What is being asked
Retype exactly the lines from the first one through the line with "y_ticks = [0, 4, 8, 12, 16, 20]", including both ends; skip any pictures.

++++ Information provided

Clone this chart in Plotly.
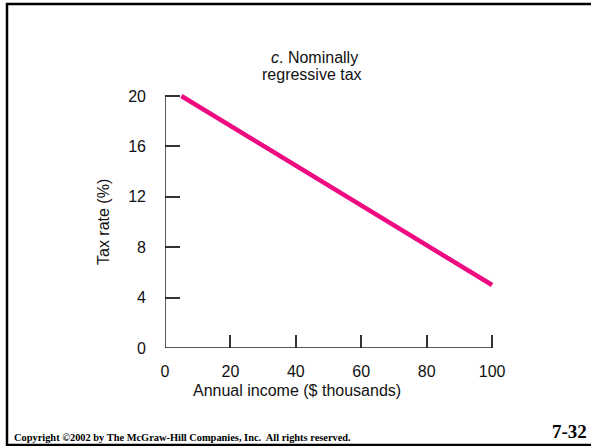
import plotly.graph_objects as go

# Nominally regressive tax: rate falls as income rises
income = [5, 100]          # annual income, $ thousands
tax_rate = [20, 5]         # tax rate, %
x_ticks = [0, 20, 40, 60, 80, 100]
y_ticks = [0, 4, 8, 12, 16, 20]

W, H = 591, 446
L, R, T, B = 165, 94, 91, 98
PW, PH = W - L - R, H - T - B


def px(xp):
    """pixel column -> paper x"""
    return (xp - L) / PW


def py(yp):
    """pixel row -> paper y"""
    return (H - B - yp) / PH


SANS = "Liberation Sans, Arial, sans-serif"
SERIF = "Liberation Serif, Times New Roman, serif"

fig = go.Figure()
fig.add_trace(go.Scatter(
    x=income, y=tax_rate, mode="lines",
    line=dict(color="#EE0A80", width=4.5),
    hoverinfo="skip", showlegend=False,
))

axis_common = dict(
    showgrid=False, zeroline=False, showline=False,
    ticks="inside", tickcolor="#333", tickwidth=1.5,
    tickfont=dict(family=SANS, size=16, color="#111"),
)
fig.update_xaxes(range=[0, 101.5], tickvals=x_ticks, ticklen=13,
                 ticklabelstandoff=12, **axis_common)
fig.update_yaxes(range=[0, 20.4], tickvals=y_ticks, ticklen=15,
                 ticklabelstandoff=18, **axis_common)

# axis lines ending at the last tick
fig.add_shape(type="line", xref="x", yref="y", x0=0, y0=0, x1=x_ticks[-1], y1=0,
              line=dict(color="#222", width=1.5))
fig.add_shape(type="line", xref="x", yref="y", x0=0, y0=0, x1=0, y1=y_ticks[-1],
              line=dict(color="#222", width=1.5))

# slide frame
fig.add_shape(type="rect", xref="paper", yref="paper",
              x0=px(7), y0=py(445), x1=px(610), y1=py(4),
              line=dict(color="black", width=2.5), layer="below")

annos = [
    dict(text="<i>c</i>. Nominally", x=px(314), y=py(57), size=16, family=SANS),
    dict(text="regressive tax", x=px(312), y=py(74), size=16, family=SANS),
    dict(text="Annual income ($ thousands)", x=px(297), y=py(390), size=16, family=SANS),
]
for a in annos:
    fig.add_annotation(text=a["text"], x=a["x"], y=a["y"], xref="paper", yref="paper",
                       showarrow=False, xanchor="center", yanchor="middle",
                       font=dict(family=a["family"], size=a["size"], color="#111"))

fig.add_annotation(text="Tax rate (%)", x=px(103), y=py(222), xref="paper", yref="paper",
                   showarrow=False, textangle=-90, xanchor="center", yanchor="middle",
                   font=dict(family=SANS, size=16, color="#111"))

fig.add_annotation(text="<b>Copyright ©2002 by The McGraw-Hill Companies, Inc.  All rights reserved.</b>",
                   x=px(12), y=py(437), xref="paper", yref="paper", showarrow=False,
                   xanchor="left", yanchor="middle",
                   font=dict(family=SERIF, size=10.4, color="black"))
fig.add_annotation(text="<b>7-32</b>", x=px(589), y=py(431), xref="paper", yref="paper",
                   showarrow=False, xanchor="right", yanchor="middle",
                   font=dict(family=SERIF, size=19, color="black"))

fig.update_layout(
    width=W, height=H,
    margin=dict(l=L, r=R, t=T, b=B),
    paper_bgcolor="white", plot_bgcolor="white",
)

fig.write_html("out.html")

++++++++

Finished answer
Clone this chart in Plotly.
import plotly.graph_objects as go

# Nominally regressive tax: rate falls as income rises
income = [5, 100]          # annual income, $ thousands
tax_rate = [20, 5]         # tax rate, %
x_ticks = [0, 20, 40, 60, 80, 100]
y_ticks = [0, 4, 8, 12, 16, 20]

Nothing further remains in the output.